From: Vladimir Nesov (firstname.lastname@example.org)
Date: Sat Feb 28 2009 - 19:39:34 MST
On Sun, Mar 1, 2009 at 5:14 AM, William Pearson <email@example.com> wrote:
> On 01/03/2009, Vladimir Nesov <firstname.lastname@example.org> wrote:
>> I won't look at it so optimistically. Machine learning is actually
>> moving towards AGI, they just mostly don't realize it. ;-) As the
>> inference algorithms and representations become more powerful, at one
>> point they may produce something dangerous. And it's not 100 people,
>> it's a mainstream effort.
> I'm not quite sure it is moving straight towards AGI, I think it is
> veering somewhat to the left ;-).
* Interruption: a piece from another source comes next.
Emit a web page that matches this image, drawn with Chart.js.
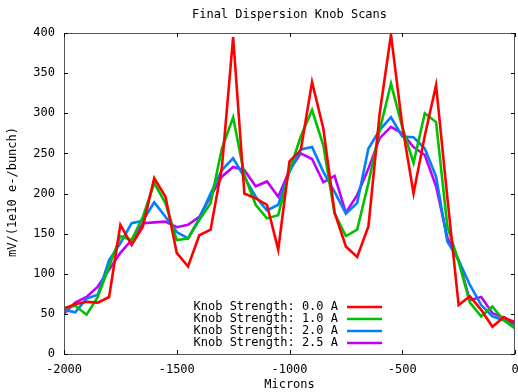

Still useful movement but not on
> My criticism of it is that it still deals with fixed hypothesis
> spaces, AFAIK. To get AGI you need to go to systems that redefine
> their own hypothesis spaces.* Or have you seen examples of ML systems
> that do this or are moving towards it?
You only say that because you see "non-fixed hypothesis spaces" as a
way to make machine learning sufficiently effective. So do they. There
are lots of problems for which the currently available methods are
insufficiently expressive, and people are searching for better
methods. As the methods they've got become more powerful, they'll
realize the potential; there is no stopping it.